Last week’s David (the lying blind fitter) and Donna now. Go-karting first up. David wears a child’s outfit, necessitating the display of his torso. Inevitably the guitar solo from The Chain is played and they’re off for dinner. David tries to smarm his way into a kiss. Then compliments her too much. He’s overly nice but apparently Donna prefers bastards and there’s no romance here.
Third lad this week is a Mick Jagger wannabe. It’s Richie from Sheffield. Heidi thinks he looks like a Bee Gee… hopefully not the dead one. His video shows that he’s a singer in a rock band and speaks Spanish. He alludes to the fact that he’s shagged groupies and the ladies quite like our Richie. Elle thinks it’s the last round and gives overly scripted answers. He grabs his guitar and sings a love a song. He sings pretty well in English and Spanish and certainly has a date! But not Natalie – she’s after a rocker. Should’ve picked our silver fox David. Rich has eight to choose from and it’s down to Tasha and Becky. Both blondies, so he’s got a type. He’s picked Tasha, who was once dumped by her fiancé via e-mail – the shit. She’s lovely.
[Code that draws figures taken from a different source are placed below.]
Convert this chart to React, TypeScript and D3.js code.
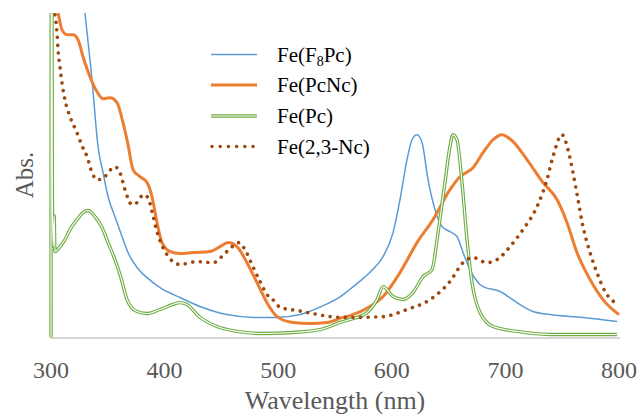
import React from "react";
import * as d3 from "d3";

const W = 639;
const H = 414;

const xTicks = [300, 400, 500, 600, 700, 800];

const seriesNames = ["Fe(F8Pc)", "Fe(PcNc)", "Fe(Pc)", "Fe(2,3-Nc)"];

// Fe(F8Pc) [wavelength nm, abs]
const feF8Pc: [number, number][] = [
  [300, 3.2], [325.5, 1.85], [329.9, 1.601], [336.1, 1.271], [341.4, 0.941], [345.8, 0.813],
  [350.2, 0.695], [356.3, 0.596], [362.5, 0.498], [367.8, 0.419], [375.7, 0.345], [384.5, 0.295],
  [396, 0.246], [413.6, 0.197], [431.2, 0.153], [454.9, 0.113], [478, 0.099], [499, 0.099],
  [519.2, 0.113], [536.8, 0.15], [554.4, 0.2], [563.2, 0.238], [572, 0.278], [580.8, 0.322],
  [592.3, 0.399], [601.1, 0.517], [607.2, 0.68], [613.4, 0.877], [617.8, 0.975], [622.2, 1.0],
  [626.6, 0.961], [631.9, 0.778], [638, 0.631], [644.2, 0.547], [651.2, 0.522], [657.4, 0.498],
  [662.7, 0.419], [668.8, 0.335], [680.3, 0.251], [695.3, 0.227], [710.2, 0.172], [724.3, 0.128],
  [739.3, 0.113], [768.3, 0.099], [798.3, 0.079],
];

// Fe(PcNc)
const fePcNc: [number, number][] = [
  [300, 1.75], [306.2, 1.601], [309.7, 1.517], [314.1, 1.493], [319.4, 1.493], [323.8, 1.468],
  [328.2, 1.384], [334.3, 1.286], [340.5, 1.212], [345.8, 1.177], [351.9, 1.182], [358.1, 1.158],
  [363.4, 1.059], [367.8, 0.951], [372.2, 0.828], [378.3, 0.793], [384.5, 0.764], [388.9, 0.695],
  [393.3, 0.567], [397.7, 0.468], [404.8, 0.424], [413.6, 0.414], [425, 0.419], [440, 0.424],
  [448.8, 0.448], [455.8, 0.468], [463.7, 0.448], [472.5, 0.369], [481.3, 0.271], [490.1, 0.172],
  [499, 0.103], [513, 0.074], [528, 0.069], [543, 0.074], [557, 0.099], [563.2, 0.108],
  [580.8, 0.153], [592.3, 0.202], [607.2, 0.32], [622.2, 0.468], [636.3, 0.581], [651.2, 0.729],
  [660, 0.793], [671.5, 0.837], [680.3, 0.911], [689.1, 0.975], [697, 1.0], [706.7, 0.966],
  [719, 0.877], [733.1, 0.764], [745.4, 0.68], [754.2, 0.567], [763, 0.419], [774.5, 0.286],
  [785.9, 0.187], [800, 0.113],
];

// Fe(Pc)
const fePc: [number, number][] = [
  [300, 0], [300.4, 3.0], [301.2, 0.69], [302, 0.45], [302.8, 0.6], [303.5, 0.424],
  [307.9, 0.448], [312.3, 0.483], [316.7, 0.532], [322.9, 0.581], [328.2, 0.616], [332.6, 0.626],
  [338.7, 0.596], [344.9, 0.542], [350.2, 0.468], [356.3, 0.384], [361.6, 0.295], [366.9, 0.187],
  [375.7, 0.128], [384.5, 0.118], [396, 0.138], [407.4, 0.163], [413.6, 0.172], [419.7, 0.163],
  [430, 0.105], [446.1, 0.054], [463.7, 0.03], [484, 0.02], [513, 0.025], [536.8, 0.039],
  [554.4, 0.074], [563.2, 0.089], [578.2, 0.123], [587, 0.187], [592.3, 0.251], [601.1, 0.202],
  [609.9, 0.187], [618.7, 0.222], [627.5, 0.3], [635.4, 0.335], [640.7, 0.517], [646.8, 0.764],
  [651.2, 0.941], [653.9, 1.0], [657.4, 0.975], [661.8, 0.764], [666.2, 0.483], [670.6, 0.271],
  [677.6, 0.123], [689.1, 0.054], [710.2, 0.03], [739.3, 0.015], [798.3, 0.015],
];

// Fe(2,3-Nc)
const fe23Nc: [number, number][] = [
  [303.5, 1.591], [305.3, 1.502], [306.2, 1.419], [307.9, 1.335], [309.7, 1.256], [312.3, 1.172],
  [316.7, 1.089], [322.9, 1.01], [327.3, 0.945], [331.7, 0.892], [336.1, 0.813], [340.5, 0.778],
  [345.8, 0.783], [350.2, 0.813], [356.3, 0.842], [360.7, 0.813], [365.1, 0.729], [371.3, 0.655],
  [376.6, 0.67], [381, 0.704], [385.4, 0.69], [388.9, 0.621], [393.3, 0.522], [402.1, 0.409],
  [407.4, 0.374], [413.6, 0.36], [428.5, 0.374], [442.6, 0.369], [454.9, 0.424], [465.5, 0.468],
  [470.8, 0.433], [476.9, 0.36], [484, 0.276], [490.1, 0.212], [497.2, 0.177], [501.6, 0.148],
  [516.6, 0.133], [530.6, 0.118], [545.6, 0.103], [560.6, 0.099], [572, 0.099], [592.3, 0.103],
  [613.4, 0.138], [633.6, 0.187], [651.2, 0.276], [662.7, 0.369], [671.5, 0.394], [683.8, 0.369],
  [692.6, 0.384], [704.1, 0.448], [715.5, 0.532], [727.8, 0.645], [736.6, 0.778], [741.9, 0.892],
  [749.8, 1.0], [755.1, 0.926], [759.5, 0.813], [763.9, 0.68], [768.3, 0.547], [774.5, 0.419],
  [780.6, 0.32], [787.7, 0.227], [796.5, 0.172],
];

const SERIF = "Liberation Serif";

export default function App() {
  const left = 51;
  const right = 619;
  const top = 13;
  const bottom = 337.5;
  const x = d3.scaleLinear().domain([300, 800]).range([left, right]);
  const y = d3.scaleLinear().domain([0, 1.6]).range([bottom, top]);
  const line = d3
    .line<[number, number]>()
    .x((d) => x(d[0]))
    .y((d) => y(d[1]))
    .curve(d3.curveMonotoneX);

  const blue = "#5B9BD5";
  const orange = "#ED7D31";
  const green = "#70AD47";
  const brown = "#9E480E";

  const legendY = [54.5, 85, 116, 146.5];
  const lx1 = 211;
  const lx2 = 257;

  return (
    <svg
      width={W}
      height={H}
      fontFamily={SERIF}
      style={{ position: "absolute", left: 0, top: 0, background: "#fff", fontFamily: "'Liberation Serif'" }}
    >
      <defs>
        <clipPath id="plot">
          <rect x={left - 4} y={top} width={right - left + 12} height={bottom - top + 3} />
        </clipPath>
      </defs>
      <line x1={left} x2={right + 1} y1={bottom + 0.5} y2={bottom + 0.5} stroke="#C8C8C8" strokeWidth={1.5} />
      <g clipPath="url(#plot)">
        <path d={line(feF8Pc) || ""} fill="none" stroke={blue} strokeWidth={1.5} />
        <path d={line(fePcNc) || ""} fill="none" stroke={orange} strokeWidth={3} />
        <path d={line(fePc) || ""} fill="none" stroke={green} strokeWidth={3.4} />
        <path d={line(fePc) || ""} fill="none" stroke="#fff" strokeWidth={1.1} />
        <path
          d={line(fe23Nc) || ""}
          fill="none"
          stroke={brown}
          strokeWidth={3.6}
          strokeLinecap="round"
          strokeDasharray="0.01 7.6"
        />
      </g>
      <g fontFamily={SERIF}>
        {xTicks.map((t) => (
          <text key={t} x={x(t)} y={378} textAnchor="middle" fontSize={24} fill="#595959">
            {t}
          </text>
        ))}
        <text x={335} y={409} textAnchor="middle" fontSize={26} fill="#595959">
          Wavelength (nm)
        </text>
        <text transform="translate(33,175) rotate(-90)" textAnchor="middle" fontSize={25} fill="#595959">
          Abs.
        </text>
      </g>
      {/* legend */}
      <line x1={lx1} x2={lx2} y1={legendY[0]} y2={legendY[0]} stroke={blue} strokeWidth={1.5} />
      <line x1={lx1} x2={lx2} y1={legendY[1]} y2={legendY[1]} stroke={orange} strokeWidth={3} />
      <line x1={lx1} x2={lx2} y1={legendY[2]} y2={legendY[2]} stroke={green} strokeWidth={3.4} />
      <line x1={lx1} x2={lx2} y1={legendY[2]} y2={legendY[2]} stroke="#fff" strokeWidth={1.1} />
      <line
        x1={lx1 + 1}
        x2={lx2}
        y1={legendY[3]}
        y2={legendY[3]}
        stroke={brown}
        strokeWidth={3.6}
        strokeLinecap="round"
        strokeDasharray="0.01 8.2"
      />
      <g fontFamily={SERIF} fontSize={21} fill="#000">
        <text x={277} y={legendY[0] + 7}>
          Fe(F<tspan fontSize={14} dy={4}>8</tspan>
          <tspan dy={-4}>Pc)</tspan>
        </text>
        {seriesNames.slice(1).map((n, i) => (
          <text key={n} x={277} y={legendY[i + 1] + 7}>
            {n}
          </text>
        ))}
      </g>
    </svg>
  );
}
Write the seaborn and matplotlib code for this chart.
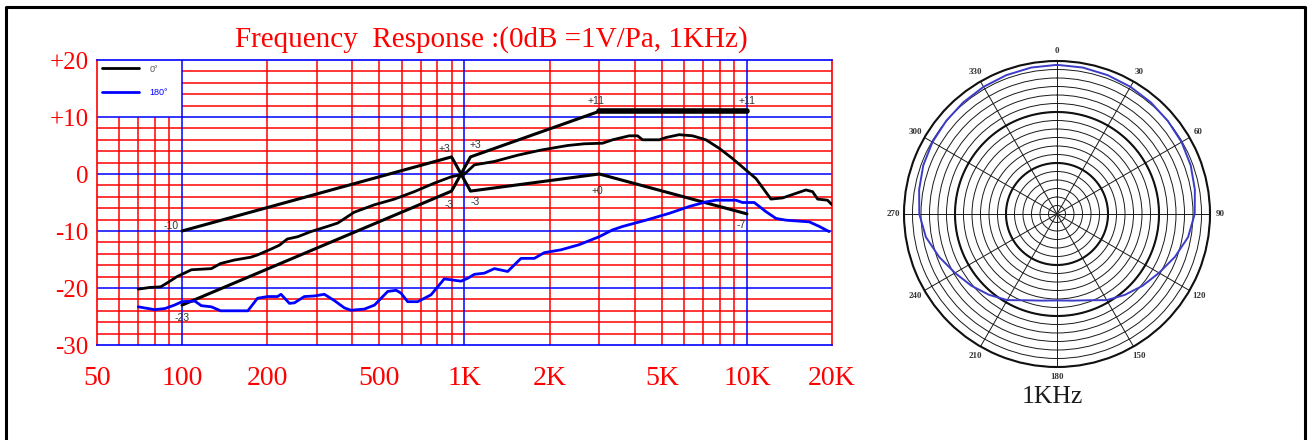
import numpy as np
import matplotlib
matplotlib.use("Agg")
import matplotlib.pyplot as plt
from matplotlib.patches import Rectangle
from matplotlib.lines import Line2D
from matplotlib.ticker import NullLocator
import seaborn as sns

# measured response on axis (Hz, dB)
freq_0 = [70, 77, 84, 88, 96, 108, 127, 137, 153, 175, 185, 206, 221, 236, 257, 286,
          327, 356, 407, 480, 565, 664, 782, 896, 1000, 1084, 1276, 1543, 1866, 2318,
          2656, 3081, 3344, 3830, 4100, 4270, 4893, 5167, 5756, 6417, 7157, 7980, 8895,
          9916, 10760, 12160, 13370, 14900, 16170, 17070, 17780, 19290, 20000]
db_0 = [-20.2, -19.9, -19.8, -19.2, -18.0, -16.8, -16.6, -15.7, -15.1, -14.6, -14.2, -13.2,
        -12.5, -11.4, -11.0, -10.1, -9.2, -8.6, -6.7, -5.4, -4.4, -3.1, -1.6, -0.5, 0.0,
        1.6, 2.2, 3.3, 4.2, 5.0, 5.3, 5.4, 6.0, 6.7, 6.7, 6.0, 6.0, 6.4, 6.9, 6.7, 6.0,
        4.5, 2.7, 0.7, -0.8, -4.4, -4.2, -3.4, -2.8, -3.1, -4.4, -4.6, -5.4]

# measured response from the rear (Hz, dB)
freq_180 = [70, 80, 87, 94, 100, 111, 117, 127, 137, 153, 171, 185, 201, 218, 224, 240,
            250, 271, 294, 319, 346, 376, 396, 442, 480, 535, 573, 596, 629, 683, 761,
            848, 972, 1026, 1084, 1175, 1276, 1422, 1585, 1767, 1916, 2196, 2547, 2998,
            3344, 3630, 4389, 5308, 6250, 7157, 7768, 9140, 9640, 10610, 11670, 12670,
            13740, 16630, 18030, 19530]
db_180 = [-23.3, -23.8, -23.6, -23.0, -22.4, -22.3, -23.1, -23.3, -24.0, -24.0, -24.0,
          -21.8, -21.5, -21.5, -21.1, -22.7, -22.6, -21.5, -21.4, -21.1, -22.2, -23.5,
          -23.9, -23.7, -23.0, -20.6, -20.4, -20.9, -22.4, -22.4, -21.2, -18.4, -18.8,
          -18.3, -17.6, -17.4, -16.6, -17.1, -14.8, -14.8, -13.8, -13.3, -12.4, -11.0,
          -9.8, -9.2, -8.1, -6.9, -5.7, -4.9, -4.6, -4.6, -5.0, -5.0, -6.6, -7.8, -8.1,
          -8.4, -9.2, -10.1]

# tolerance window
lim_freq = [100, 900, 1050, 3000, 10000]
lim_upper = [-10, 3, -3, 0, -7]
lim_lower = [-23, -3, 3, 11, 11]

# label offsets in pixels (dx, dy, ha) for each tolerance point
upper_offsets = [(-3, 5, 'right'), (-7, 8, 'center'), (5, -11, 'center'),
                 (-2, -17, 'center'), (-6, -11, 'center')]
lower_offsets = [(0, -13, 'center'), (-2, -14, 'center'), (5, 12, 'center'),
                 (-3, 10, 'center'), (0, 10, 'center')]

x_ticks = [50, 100, 200, 500, 1000, 2000, 5000, 10000, 20000]
x_labels = ['50', '100', '200', '500', '1K', '2K', '5K', '10K', '20K']
y_ticks = [20, 10, 0, -10, -20, -30]
y_labels = ['+20', '+10', '0', '-10', '-20', '-30']

# polar pattern at 1 kHz (degrees, relative radius)
polar_deg = [0, 10, 20, 30, 40, 50, 60, 70, 80, 90, 100, 110, 120, 130, 140, 150, 160,
             170, 180, 190, 200, 210, 220, 230, 240, 250, 260, 270, 280, 290, 300, 310,
             320, 330, 340, 350, 360]
polar_r = [0.975, 0.972, 0.966, 0.96, 0.953, 0.946, 0.94, 0.93, 0.915, 0.90, 0.87, 0.82,
           0.77, 0.73, 0.69, 0.65, 0.60, 0.575, 0.565, 0.575, 0.60, 0.65, 0.69, 0.73,
           0.77, 0.82, 0.87, 0.90, 0.915, 0.93, 0.94, 0.946, 0.953, 0.96, 0.966, 0.972,
           0.975]
polar_labels = ['0', '30', '60', '90', '120', '150', '180', '210', '240', '270', '300', '330']

sns.set_style("white")
plt.rcParams['font.family'] = ['Liberation Serif', 'DejaVu Serif']

W, H = 1310, 440
fig = plt.figure(figsize=(W / 100, H / 100), dpi=100)

# ---- frequency response ----
ax = fig.add_axes([97 / W, 1 - 345 / H, 735 / W, 285 / H])
ax.set_xscale('log')
ax.set_xlim(50, 20000)
ax.set_ylim(-30, 20)

red_f = [60, 70, 80, 90] + list(range(200, 1000, 100)) + list(range(2000, 10000, 1000))
for f in red_f:
    ax.axvline(f, color='red', lw=1.1, zorder=1)
for f in [100, 1000, 10000]:
    ax.axvline(f, color='blue', lw=1.1, zorder=2)
for y in range(-28, 20, 2):
    if y % 10:
        ax.axhline(y, color='red', lw=1.1, zorder=1)
    else:
        ax.axhline(y, color='blue', lw=1.1, zorder=2)

# blank cell behind the legend
ax.add_patch(Rectangle((50, 10), 50, 10, facecolor='white', edgecolor='none', zorder=1.5))

sns.lineplot(x=lim_freq, y=lim_upper, ax=ax, color='black', lw=2.2, zorder=3)
sns.lineplot(x=lim_freq, y=lim_lower, ax=ax, color='black', lw=2.2, zorder=3)
sns.lineplot(x=lim_freq[-2:], y=lim_lower[-2:], ax=ax, color='black', lw=4, zorder=3)
sns.lineplot(x=freq_0, y=db_0, ax=ax, color='black', lw=2.0, zorder=4, label='0°')
sns.lineplot(x=freq_180, y=db_180, ax=ax, color='blue', lw=2.0, zorder=4, label='180°')

for vals, offs in [(lim_upper, upper_offsets), (lim_lower, lower_offsets)]:
    for f, v, (dx, dy, ha) in zip(lim_freq, vals, offs):
        ax.annotate(f"{v:+d}", xy=(f, v), xytext=(dx * 0.72, dy * 0.72),
                    textcoords='offset points', ha=ha, va='center',
                    fontsize=7.5, color='#333333', family='Liberation Sans', zorder=5)

handles, labels = ax.get_legend_handles_labels()
leg = ax.legend(handles, labels, loc='upper left', frameon=False,
                prop={'family': 'Liberation Sans', 'size': 6.5},
                handlelength=4.2, handletextpad=1.1, labelspacing=1.6,
                borderaxespad=0.1, borderpad=0.4)
leg.get_texts()[0].set_color('#555555')
leg.get_texts()[1].set_color('blue')

ax.set_xticks(x_ticks)
ax.set_xticklabels(x_labels)
ax.xaxis.set_minor_locator(NullLocator())
ax.set_yticks(y_ticks)
ax.set_yticklabels(y_labels)
ax.tick_params(axis='x', length=0, pad=15, labelsize=20, colors='red')
ax.tick_params(axis='y', length=0, pad=6, labelsize=18, colors='red')
ax.set_xlabel('')
ax.set_ylabel('')
for side in ['top', 'bottom']:
    ax.spines[side].set_color('blue')
for side in ['left', 'right']:
    ax.spines[side].set_color('red')
for s in ax.spines.values():
    s.set_linewidth(1.2)
    s.set_visible(True)

fig.text(491 / W, 1 - 40 / H, 'Frequency  Response :(0dB =1V/Pa, 1KHz)',
         ha='center', va='center', color='red', fontsize=21)

# ---- polar pattern ----
ax2 = fig.add_axes([(1057 - 153) / W, (H - 214 - 153) / H, 306 / W, 306 / H],
                   projection='polar')
ax2.set_theta_zero_location('N')
ax2.set_theta_direction(-1)
ax2.set_ylim(0, 1)
ax2.set_thetagrids(range(0, 360, 30), labels=polar_labels, fontweight='bold')
ax2.set_rgrids(np.arange(1, 19) / 18)
ax2.set_yticklabels([])
ax2.grid(True, color='#1a1a1a', lw=0.7)
ring_t = np.linspace(0, 2 * np.pi, 300)
for r in (6 / 18, 12 / 18):
    ax2.plot(ring_t, np.full_like(ring_t, r), color='#111111', lw=1.5)
ax2.spines['polar'].set_linewidth(1.5)
ax2.spines['polar'].set_color('#111111')
ax2.tick_params(axis='x', pad=-3, labelsize=6.5, colors='#333333')

sns.lineplot(x=np.deg2rad(polar_deg), y=polar_r, ax=ax2, color='#3c3cc8', lw=1.4,
             sort=False, zorder=4)
ax2.set_xlabel('')
ax2.set_ylabel('')

fig.text(1052 / W, 1 - 397 / H, '1KHz', ha='center', va='center', fontsize=18.5,
         color='#1a1a1a')

# outer frame (open at the bottom)
x0, x1, y1 = 6 / W, 1305 / W, 1 - 7 / H
fig.add_artist(Line2D([x0, x0, x1, x1], [0, y1, y1, 0], transform=fig.transFigure,
                      color='black', lw=2.2))

fig.savefig('out.png', dpi=100)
John and Lisa from last week now. They go for a massage and a bath. Might as well have a waterbed in there and a gimp mask. She cuts his toenails, which is weird. They’re getting on famously and have cocktails and a bit of “banter”. Top bantz. He’s turned down three proposals in the past saying he only believes in “true love” – it’s a technique that gets Lisa salivating. They’ll be screwing before the end of the episode. These dates have been overly successful haven’t they? Hopefully lad four will be a lunatic…
He’s a Danny Dyer-type wide-boy banterrific tool, it’s Gary from County Tyrone. Carol, from Limerick, loves the Irish accent. She probably should’ve stopped at home really – bet there’s loads of Irish accents there. He plays Quidditch or Gaelic Football as it’s generally known. Peggy can’t understand a word he says “baat I lyke lukin’ at cha”. His mate reveals his sexual harassment techniques. Including a panther-skin blanket. His mate says there’s “no escaping the tiger”… it’s a panther… seriously… it’s black. TIGERS HAVE STRIPES.Sam and Cat, The Scat Twins, are both still in and he’s got himself a date. He should keep Scat in as that’d be hilarious. He doesn’t think so and gets rid of both. He’s got Irish Carole and Orange Elle to choose from. They’re the further apart two girls so he’s got some work to fake turning lights off here. He fakes a few times but ignores geography and goes for North Wales’ Elle, who once threw a microwave at an ex. She is mental. Blatantly. She’s got that “look”. He immediately thinks he’s made the wrong choice. Next week will be interesting.
Right that’s TMO done for another week. So long!

I give this blog 10 stars purely for the genius comparison of David from Luton to David Letterman – v good shout.
Also, Gary and Richie are idiots for both choosing the worst girl from their final two. In fact Gary is King of the Morons
You forgot to mention Richie from Sheffield was also Richie from 90s popsters Let Loose. It’s actual factual – Twitter said so.
Where’s the episode 6 review? I hope there’s one on its way!!